Phase separation kinetics of a multicomponent alloy

Abstract

Phase separation kinetics of multicomponent 350-grade maraging steel has been investigated on both recrystallized as well as cold-worked specimens by small-angle X-ray scattering, wide angle x-ray scattering, and transmission electron microscopy at two different temperatures, viz. 430 °C and 510 °C, for different aging times. Unlike previous observations, at both the temperatures, dynamical scaling behavior is observed at the early stages of phase separation accompanied by diffuse interface of the secondary phases. Porod exponents have been found to be greater than 4. At late stages, the precipitate-matrix interface becomes sharp — the Porod exponent is close to 4 but clear deviation from the dynamical scaling behavior is evident. At 430°C, the phase separation is attributed to the formation of an ordered ω phase through a mechanism involving chemical ordering and the ω -like lattice collapse in the bcc structure.
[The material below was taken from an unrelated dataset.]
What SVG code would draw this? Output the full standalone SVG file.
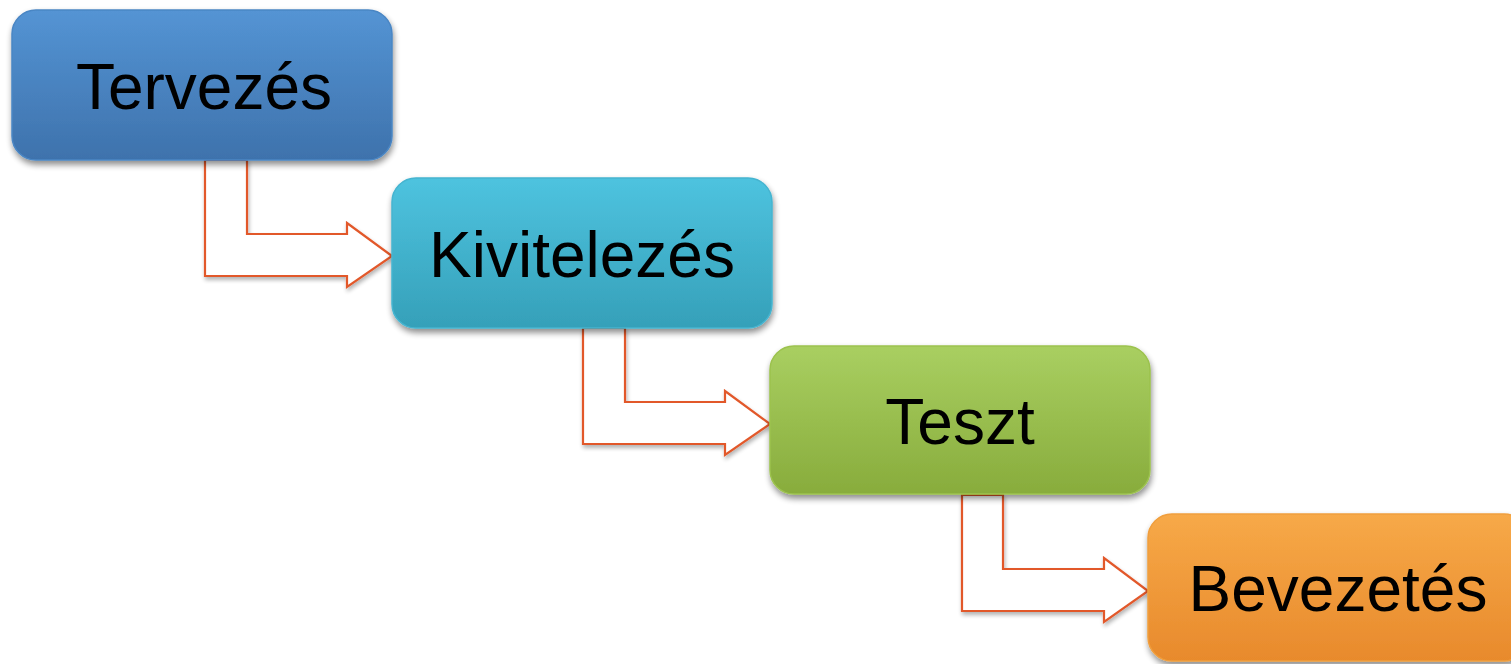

Time (t) dependent population averaged precipitate radius follows t^1/5 power law indicating cluster diffusion mechanism of Binder-Stauffer type for the entire range, 30 min-72 h, of aging time. At 510°C,the phase separation is attributed to the formation of Ni₃(Ti,Mo) with DO₂₄ structure through the process of nucleation and growth. Average precipitate radius follows t^1/3 Lifshitz-Slyozov power law for the entire range, 5 min-18 h, of aging time. The system, despite being multicomponent and complex, appears to follow two distinct time-temperature-transformation curves. As far as the effect of cold work on phase-separation behavior is concerned, it has been found that cold work facilitates the growth of the precipitates. Also, it narrows down the size distribution and enforces strong spatial correlation of the precipitates. Cold working the material is found to be detrimental to the dynamical scaling behavior.